An assessee is entitled to claim deduction under the provision if the expenditure has been incurred. It is well settled in law that if a business liability has arisen in the accounting year, it is permissible as deduction, even though, the liability may have to be quantified and discharged at a future date.
Section 2(15A) of the Companies Act, 1956, defines “employees stock option” to mean option given to whole time directors, officers or the employees of the company, which gives such directors, officers or employees, the benefit or right to purchase or subscribe at a future rate to securities offered by the company at a pre-determined price. In an employees stock option plan a company undertakes to issue shares to its employees at a future date at a price lower than the current market price. The employees are given stock options at a discount and the same amount of discount represents the difference between market price of shares at the time of grant of option and the offer price. In order to be eligible for acquiring shares under the scheme, the employees are under an obligation to render their services to the company during the vesting period as provided in the scheme. On completion of the vesting period in the service of the company, the option vests with the employees.

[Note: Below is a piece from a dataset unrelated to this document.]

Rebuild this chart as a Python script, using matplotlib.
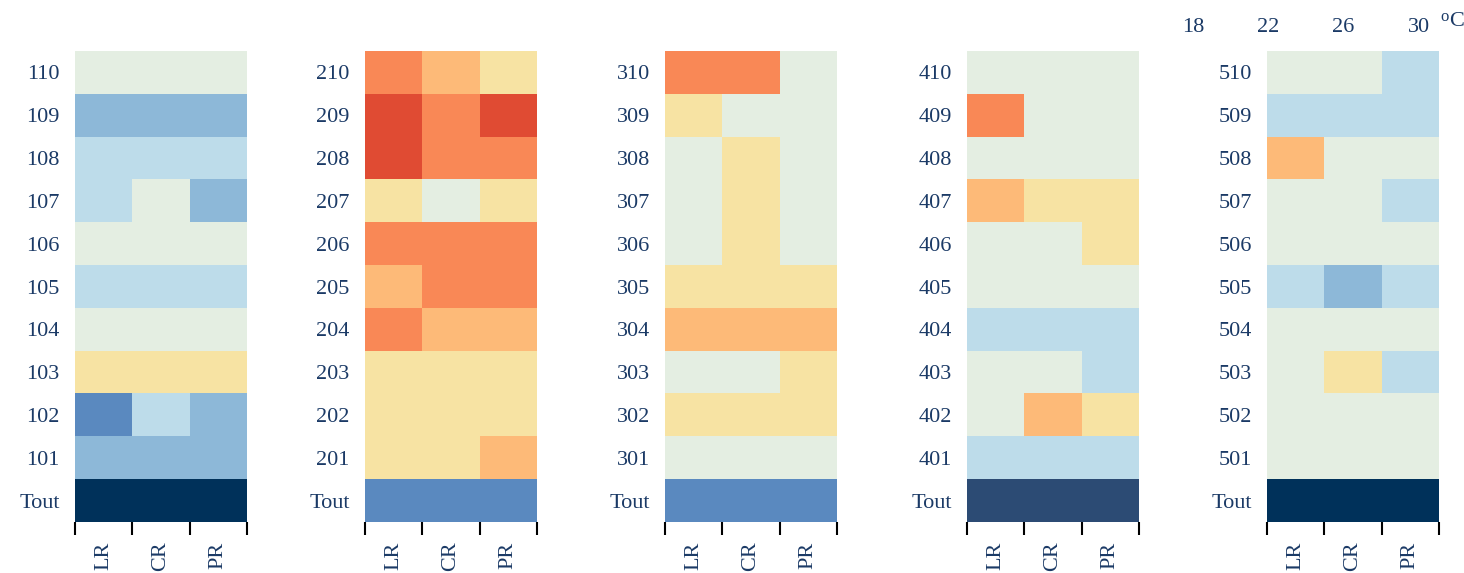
import numpy as np
import matplotlib
matplotlib.use('Agg')
import matplotlib.pyplot as plt
from matplotlib.colors import ListedColormap

# colour classes, coldest to hottest
palette = ['#00315a', '#2c4b74', '#5a89bf', '#8db8d8', '#bddcea',
           '#e4eee2', '#f7e3a3', '#fdba78', '#f98856', '#e04b33']

columns = ['LR', 'CR', 'PR']
legend_ticks = ['18', '22', '26', '30']

# rows from top (x10) down to x01, then "Tout"
rows_1 = ['110', '109', '108', '107', '106', '105', '104', '103', '102', '101', 'Tout']
vals_1 = [[5, 5, 5], [3, 3, 3], [4, 4, 4], [4, 5, 3], [5, 5, 5], [4, 4, 4],
          [5, 5, 5], [6, 6, 6], [2, 4, 3], [3, 3, 3], [0, 0, 0]]

rows_2 = ['210', '209', '208', '207', '206', '205', '204', '203', '202', '201', 'Tout']
vals_2 = [[8, 7, 6], [9, 8, 9], [9, 8, 8], [6, 5, 6], [8, 8, 8], [7, 8, 8],
          [8, 7, 7], [6, 6, 6], [6, 6, 6], [6, 6, 7], [2, 2, 2]]

rows_3 = ['310', '309', '308', '307', '306', '305', '304', '303', '302', '301', 'Tout']
vals_3 = [[8, 8, 5], [6, 5, 5], [5, 6, 5], [5, 6, 5], [5, 6, 5], [6, 6, 6],
          [7, 7, 7], [5, 5, 6], [6, 6, 6], [5, 5, 5], [2, 2, 2]]

rows_4 = ['410', '409', '408', '407', '406', '405', '404', '403', '402', '401', 'Tout']
vals_4 = [[5, 5, 5], [8, 5, 5], [5, 5, 5], [7, 6, 6], [5, 5, 6], [5, 5, 5],
          [4, 4, 4], [5, 5, 4], [5, 7, 6], [4, 4, 4], [1, 1, 1]]

rows_5 = ['510', '509', '508', '507', '506', '505', '504', '503', '502', '501', 'Tout']
vals_5 = [[5, 5, 4], [4, 4, 4], [7, 5, 5], [5, 5, 4], [5, 5, 5], [4, 3, 4],
          [5, 5, 5], [5, 6, 4], [5, 5, 5], [5, 5, 5], [0, 0, 0]]

panels = [(rows_1, vals_1), (rows_2, vals_2), (rows_3, vals_3),
          (rows_4, vals_4), (rows_5, vals_5)]

text_col = '#1b3a66'
plt.rcParams['font.family'] = ['Liberation Serif', 'DejaVu Serif']
fs = 16

W, H = 1464, 573
fig = plt.figure(figsize=(W / 100, H / 100), dpi=100)
cmap = ListedColormap(palette)

lefts = [75, 365, 665, 967, 1267]
for left, (rows, vals) in zip(lefts, panels):
    ax = fig.add_axes([left / W, (H - 522) / H, 172 / W, 471 / H])
    ax.imshow(np.array(vals), cmap=cmap, vmin=-0.5, vmax=9.5,
              aspect='auto', interpolation='nearest')
    for s in ax.spines.values():
        s.set_visible(False)
    ax.set_yticks(range(len(rows)))
    ax.set_yticklabels(rows, fontsize=fs, color=text_col)
    ax.tick_params(axis='y', length=0, pad=11)
    ax.set_xticks([-0.5, 0.5, 1.5, 2.5])
    ax.set_xticklabels([])
    ax.tick_params(axis='x', which='major', length=9.5, width=1.5, color='black')
    ax.set_xticks([0, 1, 2], minor=True)
    ax.set_xticklabels(columns, minor=True, rotation=90, fontsize=fs, color=text_col)
    ax.tick_params(axis='x', which='minor', length=0, pad=14)
    ax.set_xlim(-0.5, 2.5)
    ax.set_ylim(len(rows) - 0.5, -0.5)

# temperature legend labels
for i, t in enumerate(legend_ticks):
    fig.text((1193 + i * 75.3) / W, 1 - 27 / H, t, fontsize=fs, color=text_col,
             ha='center', va='center')
fig.text(1440 / W, 1 - 17 / H, 'o', fontsize=12, color=text_col,
         ha='left', va='center')
fig.text(1449 / W, 1 - 21 / H, 'C', fontsize=fs, color=text_col,
         ha='left', va='center')

fig.savefig('out.png', dpi=100)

The expression “expenditure” also includes a loss and therefore, issuance of shares at a discount where the assessee absorbs the difference between the price at which they are issued and the market value of the shares would be expenditure incurred for the purposes of section 37(1). The primary object of the exercise is not to waste capital but to earn profits by securing consistent services of the employees and therefore, it cannot be construed as short receipt of capital.
Held, dismissing the appeal, that the deduction of the discount on the employees stock option plan over the vesting period was in accordance with the accounting in the books of account, which had been prepared in accordance with Securities and Exchange Board of India (Employee Stock Option Scheme and Employee Stock Purchase Scheme) Guidelines, 1999. For assessment year 2009-10 onwards the Assessing Officer had permitted the deduction of the employees stock option plan expenses. The Revenue could not be permitted to take a different stand with regard to the assessment year 200405. The expenses were deductible.”
21. In view of the above judgement of Hon’ble Karnataka High Court in the case of Biocon Ltd., we are in agreement with the contention of assessee’s counsel in principle on this issue. However, we make it clear that the AO has to verify whether the said amount has been subject to TDS in the assessment year under consideration u/s 192/195 of the Act as argued by the Ld. A.R. before us.
Accordingly, this issue is remitted to AO for fresh consideration in the light of above.
22. In the result, the appeal of the assessee is partly allowed for statistical purposes.